Hourly Release Pattern
The chart shows the hourly amount of each chemical released over the 3 months. It is obvious that the hourly amount of Methylosmolene released increases extremely from 09:00 PM to 05:00 AM. While, the hourly amount of Appluimonia, Chlorodinine and AGOC-3A released fluctuates over the time.
This heat map also indicates the peak amount of Methylosmolene released during 09:00 PM to 05:00 AM.
Task 3
Which factories are responsible for which chemical releases?
Roadrunner -> Methylosmolene
This dashboard shows the wind direction and speed in on April 11th and the pie charts of the readings by 4 chemicals detected by all monitors on April 11th. In this case, I mainly focus on the readings of Monitor 6, which detected Methylosmolene most on that day. It is very obvious the wind direction is from north west side and the Factory 10 (Roadrunner) is at the northwestern corner of the monitor 6. Therefore, I conclude that Roadrunner has high possibility that it is responsible for Methylosmolene emission.
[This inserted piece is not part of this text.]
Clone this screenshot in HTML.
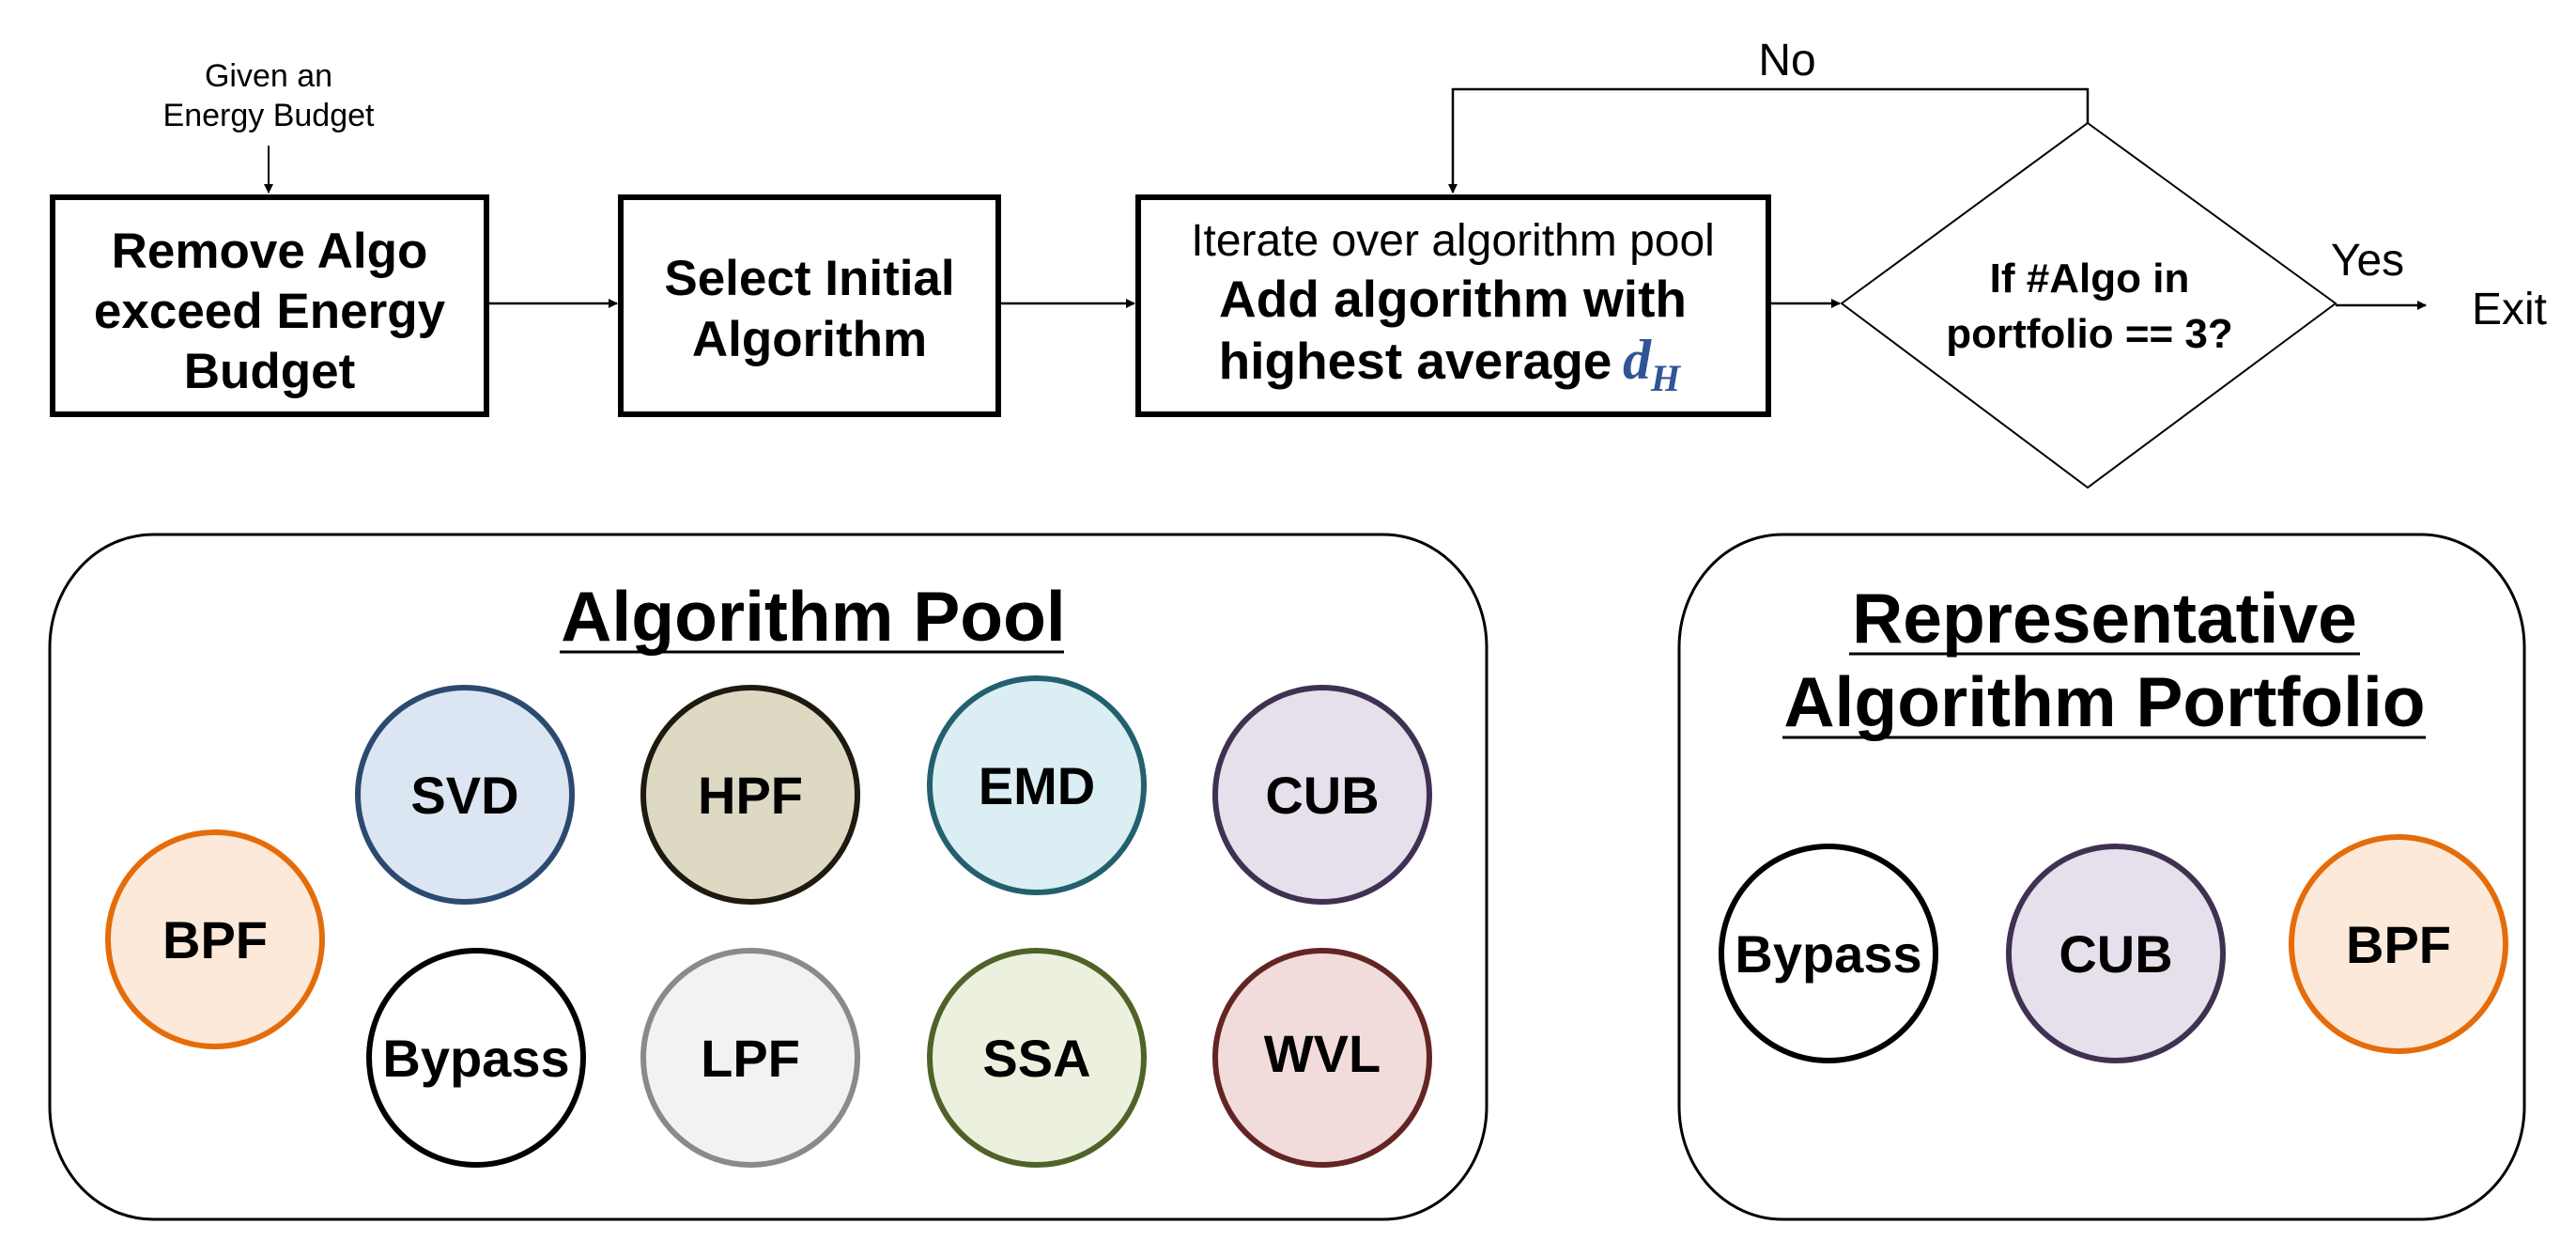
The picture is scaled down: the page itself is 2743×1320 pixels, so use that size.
<!DOCTYPE html>
<html><head><meta charset="utf-8"><style>
html,body{margin:0;padding:0;background:#fff}
svg{display:block}
text{font-family:"Liberation Sans",Arial,sans-serif}
.b{font-weight:bold}
</style></head><body>
<svg width="2743" height="1320" viewBox="0 0 2743 1320" xmlns="http://www.w3.org/2000/svg">
<defs>
<marker id="ah" markerWidth="10" markerHeight="10" refX="9" refY="5" orient="auto" markerUnits="userSpaceOnUse" viewBox="0 0 10 10">
<path d="M0,0 L10,5 L0,10 Z" fill="#000"/></marker>
</defs>
<g fill="none" stroke="#000">
<rect x="56" y="210" width="462" height="231" stroke-width="6"/>
<rect x="661" y="210" width="402" height="231" stroke-width="6"/>
<rect x="1212" y="210" width="671" height="231" stroke-width="6"/>
<polygon points="2223,131 2487,323 2223,519 1961,323" stroke-width="2"/>
<line x1="286" y1="155" x2="286" y2="205" stroke-width="2" marker-end="url(#ah)"/>
<line x1="521" y1="323" x2="657" y2="323" stroke-width="2.5" marker-end="url(#ah)"/>
<line x1="1066" y1="323" x2="1208" y2="323" stroke-width="2.5" marker-end="url(#ah)"/>
<line x1="1886" y1="323" x2="1959" y2="323" stroke-width="2.5" marker-end="url(#ah)"/>
<line x1="2487" y1="325" x2="2583" y2="325" stroke-width="2.5" marker-end="url(#ah)"/>
<polyline points="2223,131 2223,95 1547,95 1547,205" stroke-width="2.5" marker-end="url(#ah)"/>
<rect x="53" y="569" width="1530" height="729" rx="110" ry="120" stroke-width="3"/>
<rect x="1788" y="569" width="900" height="729" rx="110" ry="120" stroke-width="3"/>
<line x1="596" y1="694" x2="1133" y2="694" stroke-width="3"/>
<line x1="1969" y1="696" x2="2513" y2="696" stroke-width="3"/>
<line x1="1898" y1="785" x2="2583" y2="785" stroke-width="3"/>
</g>
<g stroke-width="6">
<circle cx="495" cy="846" r="114" fill="#dce6f2" stroke="#2c4a70"/>
<circle cx="799" cy="846" r="114" fill="#ddd9c3" stroke="#1e1a10"/>
<circle cx="1104" cy="836" r="114" fill="#daeef3" stroke="#23606e"/>
<circle cx="1408" cy="846" r="114" fill="#e6e0ec" stroke="#403152"/>
<circle cx="229" cy="1000" r="114" fill="#fde9d9" stroke="#e46c0a"/>
<circle cx="507" cy="1126" r="114" fill="#ffffff" stroke="#000"/>
<circle cx="799" cy="1126" r="114" fill="#f2f2f2" stroke="#8a8a8a"/>
<circle cx="1104" cy="1126" r="114" fill="#ebf1de" stroke="#4f6228"/>
<circle cx="1408" cy="1126" r="114" fill="#f2dcdb" stroke="#632523"/>
<circle cx="1947" cy="1015" r="114" fill="#ffffff" stroke="#000"/>
<circle cx="2253" cy="1015" r="114" fill="#e6e0ec" stroke="#403152"/>
<circle cx="2554" cy="1005" r="114" fill="#fde9d9" stroke="#e46c0a"/>
</g>
<g text-anchor="middle" fill="#000">
<text x="286" y="92" font-size="34">Given an</text>
<text x="286" y="134" font-size="34">Energy Budget</text>
<text class="b" x="287" y="285" font-size="53">Remove Algo</text>
<text class="b" x="287" y="349" font-size="53">exceed Energy</text>
<text class="b" x="287" y="413" font-size="53">Budget</text>
<text class="b" x="862" y="314" font-size="53">Select Initial</text>
<text class="b" x="862" y="379" font-size="53">Algorithm</text>
<text x="1547" y="272" font-size="48">Iterate over algorithm pool</text>
<text class="b" x="1547" y="337" font-size="55">Add algorithm with</text>
<text class="b" x="1507" y="403" font-size="55">highest average</text>
<text x="1728" y="403" font-size="60" style="font-family:'Liberation Serif',serif;font-style:italic;font-weight:bold" fill="#2f5597" text-anchor="start">d</text>
<text x="1758" y="416" font-size="40" style="font-family:'Liberation Serif',serif;font-style:italic;font-weight:bold" fill="#2f5597" text-anchor="start">H</text>
<text class="b" x="2225" y="311" font-size="44">If #Algo in</text>
<text class="b" x="2225" y="370" font-size="44">portfolio == 3?</text>
<text x="1903" y="80" font-size="48">No</text>
<text x="2521" y="293" font-size="48">Yes</text>
<text x="2672" y="345" font-size="48">Exit</text>
<text class="b" x="866" y="682" font-size="75">Algorithm Pool</text>
<text class="b" x="2241" y="684" font-size="75">Representative</text>
<text class="b" x="2241" y="773" font-size="75">Algorithm Portfolio</text>
<g font-size="56">
<text x="495" y="866" class="b">SVD</text>
<text x="799" y="866" class="b">HPF</text>
<text x="1104" y="856" class="b">EMD</text>
<text x="1408" y="866" class="b">CUB</text>
<text x="229" y="1020" class="b">BPF</text>
<text x="507" y="1146" class="b">Bypass</text>
<text x="799" y="1146" class="b">LPF</text>
<text x="1104" y="1146" class="b">SSA</text>
<text x="1408" y="1141" class="b">WVL</text>
<text x="1947" y="1035" class="b">Bypass</text>
<text x="2253" y="1035" class="b">CUB</text>
<text x="2554" y="1025" class="b">BPF</text>
</g>
</g>
</svg>
</body></html>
Radiance -> Chlorodinine & AGOC-3A
This dashboard shows the wind direction and speed in on April 13rd and the pie charts of the readings by 4 chemicals detected by all monitors on April 13rd. In this case, I focus on the readings of Monitor 3, which detected Chlorodinine and AGOC-3A most on that day. It is very obvious the wind direction is from south east side and the Factory 12 (Radiance) is at the sourtheastern corner of the monitor 3. Therefore, I conclude that Radiance has high possibility that it is responsible for Chlorodinine & AGOC-3A emission.
Kasios -> Appluimonia
This dashboard shows the wind direction and speed in on April 18th and the pie charts of the readings by 4 chemicals detected by all monitors on April 18th. In this case, I focus on the readings of Monitor 2, which detected Appluimonia most on that day. It is very obvious the wind direction is from south east side and the Factory 11 (Kasios) is at the southeastern corner of the monitor 2. Therefore, I conclude that Radiance has high possibility that it is responsible for Appluimonia emission.